• _What the task requires_:
Beginning with the first line below, please repeat the material exactly, ending with the line that includes "(0,1040) -- cycle;".

================================

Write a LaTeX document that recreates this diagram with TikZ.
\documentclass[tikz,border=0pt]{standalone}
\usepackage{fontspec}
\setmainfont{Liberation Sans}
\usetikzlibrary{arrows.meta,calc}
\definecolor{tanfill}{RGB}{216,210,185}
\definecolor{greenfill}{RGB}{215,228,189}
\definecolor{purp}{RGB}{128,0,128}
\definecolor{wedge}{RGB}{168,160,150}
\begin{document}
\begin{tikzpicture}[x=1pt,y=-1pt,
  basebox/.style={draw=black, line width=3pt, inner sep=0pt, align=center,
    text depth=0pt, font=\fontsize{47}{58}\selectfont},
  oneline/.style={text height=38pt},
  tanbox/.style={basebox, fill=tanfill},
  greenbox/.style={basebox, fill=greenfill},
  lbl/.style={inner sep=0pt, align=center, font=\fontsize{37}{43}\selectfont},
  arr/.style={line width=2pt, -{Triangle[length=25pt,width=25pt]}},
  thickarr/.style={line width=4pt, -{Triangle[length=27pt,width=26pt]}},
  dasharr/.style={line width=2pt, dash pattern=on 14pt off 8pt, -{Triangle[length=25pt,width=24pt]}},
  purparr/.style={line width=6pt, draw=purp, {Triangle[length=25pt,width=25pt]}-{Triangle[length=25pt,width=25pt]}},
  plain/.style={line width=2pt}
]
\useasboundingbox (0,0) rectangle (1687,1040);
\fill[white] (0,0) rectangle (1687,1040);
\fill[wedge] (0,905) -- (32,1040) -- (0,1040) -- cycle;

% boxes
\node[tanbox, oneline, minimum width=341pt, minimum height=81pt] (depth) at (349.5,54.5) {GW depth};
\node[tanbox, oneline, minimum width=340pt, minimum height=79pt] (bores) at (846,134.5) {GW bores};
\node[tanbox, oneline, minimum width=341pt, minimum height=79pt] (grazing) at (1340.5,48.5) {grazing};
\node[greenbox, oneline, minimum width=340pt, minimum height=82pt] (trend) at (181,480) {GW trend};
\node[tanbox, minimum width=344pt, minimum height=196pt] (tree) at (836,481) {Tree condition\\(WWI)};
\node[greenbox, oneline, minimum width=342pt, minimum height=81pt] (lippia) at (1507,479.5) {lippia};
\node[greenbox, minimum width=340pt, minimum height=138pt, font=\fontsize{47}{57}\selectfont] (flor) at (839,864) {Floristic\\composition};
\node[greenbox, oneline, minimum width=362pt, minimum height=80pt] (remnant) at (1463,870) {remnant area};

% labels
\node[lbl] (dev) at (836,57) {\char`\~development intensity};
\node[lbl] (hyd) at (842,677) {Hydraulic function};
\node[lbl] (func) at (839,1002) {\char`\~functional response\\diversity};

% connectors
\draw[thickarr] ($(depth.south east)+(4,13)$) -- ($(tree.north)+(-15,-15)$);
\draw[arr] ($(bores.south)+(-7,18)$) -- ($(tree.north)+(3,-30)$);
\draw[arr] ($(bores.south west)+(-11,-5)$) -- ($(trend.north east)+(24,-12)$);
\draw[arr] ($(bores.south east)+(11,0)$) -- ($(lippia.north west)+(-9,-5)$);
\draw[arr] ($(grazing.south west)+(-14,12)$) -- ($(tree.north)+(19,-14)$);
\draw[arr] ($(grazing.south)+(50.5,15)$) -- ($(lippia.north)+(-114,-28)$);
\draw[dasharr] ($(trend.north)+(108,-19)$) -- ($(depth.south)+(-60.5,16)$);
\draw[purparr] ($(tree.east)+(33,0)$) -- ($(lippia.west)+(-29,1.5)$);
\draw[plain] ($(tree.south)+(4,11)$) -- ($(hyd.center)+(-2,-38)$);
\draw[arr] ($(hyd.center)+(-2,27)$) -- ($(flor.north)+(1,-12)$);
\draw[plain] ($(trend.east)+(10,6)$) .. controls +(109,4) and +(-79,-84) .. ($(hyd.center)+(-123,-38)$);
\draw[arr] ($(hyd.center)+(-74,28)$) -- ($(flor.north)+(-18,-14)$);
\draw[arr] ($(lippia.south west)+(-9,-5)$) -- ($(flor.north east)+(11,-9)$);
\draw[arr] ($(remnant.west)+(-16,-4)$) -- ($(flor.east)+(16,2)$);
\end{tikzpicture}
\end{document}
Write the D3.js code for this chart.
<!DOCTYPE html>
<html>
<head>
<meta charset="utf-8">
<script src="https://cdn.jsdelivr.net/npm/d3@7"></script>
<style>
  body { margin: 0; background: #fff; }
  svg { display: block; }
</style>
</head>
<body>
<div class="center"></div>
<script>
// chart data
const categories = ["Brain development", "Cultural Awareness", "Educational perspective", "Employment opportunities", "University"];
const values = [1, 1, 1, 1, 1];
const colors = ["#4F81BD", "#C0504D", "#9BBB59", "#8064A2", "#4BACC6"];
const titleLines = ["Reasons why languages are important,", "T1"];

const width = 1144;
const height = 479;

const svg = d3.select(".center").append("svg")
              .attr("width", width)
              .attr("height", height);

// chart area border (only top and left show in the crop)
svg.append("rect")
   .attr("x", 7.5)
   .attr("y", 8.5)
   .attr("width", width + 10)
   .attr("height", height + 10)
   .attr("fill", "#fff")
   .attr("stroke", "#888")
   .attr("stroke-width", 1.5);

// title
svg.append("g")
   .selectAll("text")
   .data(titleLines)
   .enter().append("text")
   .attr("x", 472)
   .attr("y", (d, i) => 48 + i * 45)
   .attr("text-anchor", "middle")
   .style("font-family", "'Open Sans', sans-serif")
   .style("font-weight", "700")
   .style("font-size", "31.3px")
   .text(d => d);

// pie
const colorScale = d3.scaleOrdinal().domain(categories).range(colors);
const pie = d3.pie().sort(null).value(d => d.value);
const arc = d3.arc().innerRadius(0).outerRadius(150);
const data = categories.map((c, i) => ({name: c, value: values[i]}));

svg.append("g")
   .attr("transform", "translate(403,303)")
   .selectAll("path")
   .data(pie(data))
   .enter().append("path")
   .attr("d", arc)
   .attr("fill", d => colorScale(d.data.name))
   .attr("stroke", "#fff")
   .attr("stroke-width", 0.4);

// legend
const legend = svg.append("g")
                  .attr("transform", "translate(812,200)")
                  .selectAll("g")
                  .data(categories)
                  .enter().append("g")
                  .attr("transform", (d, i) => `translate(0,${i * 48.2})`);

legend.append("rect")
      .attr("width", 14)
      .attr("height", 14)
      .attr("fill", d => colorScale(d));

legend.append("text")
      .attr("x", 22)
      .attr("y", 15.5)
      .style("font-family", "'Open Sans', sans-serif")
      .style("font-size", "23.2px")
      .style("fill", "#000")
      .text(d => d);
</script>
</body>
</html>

================================

• _Correct response_:
Write a LaTeX document that recreates this diagram with TikZ.
\documentclass[tikz,border=0pt]{standalone}
\usepackage{fontspec}
\setmainfont{Liberation Sans}
\usetikzlibrary{arrows.meta,calc}
\definecolor{tanfill}{RGB}{216,210,185}
\definecolor{greenfill}{RGB}{215,228,189}
\definecolor{purp}{RGB}{128,0,128}
\definecolor{wedge}{RGB}{168,160,150}
\begin{document}
\begin{tikzpicture}[x=1pt,y=-1pt,
  basebox/.style={draw=black, line width=3pt, inner sep=0pt, align=center,
    text depth=0pt, font=\fontsize{47}{58}\selectfont},
  oneline/.style={text height=38pt},
  tanbox/.style={basebox, fill=tanfill},
  greenbox/.style={basebox, fill=greenfill},
  lbl/.style={inner sep=0pt, align=center, font=\fontsize{37}{43}\selectfont},
  arr/.style={line width=2pt, -{Triangle[length=25pt,width=25pt]}},
  thickarr/.style={line width=4pt, -{Triangle[length=27pt,width=26pt]}},
  dasharr/.style={line width=2pt, dash pattern=on 14pt off 8pt, -{Triangle[length=25pt,width=24pt]}},
  purparr/.style={line width=6pt, draw=purp, {Triangle[length=25pt,width=25pt]}-{Triangle[length=25pt,width=25pt]}},
  plain/.style={line width=2pt}
]
\useasboundingbox (0,0) rectangle (1687,1040);
\fill[white] (0,0) rectangle (1687,1040);
\fill[wedge] (0,905) -- (32,1040) -- (0,1040) -- cycle;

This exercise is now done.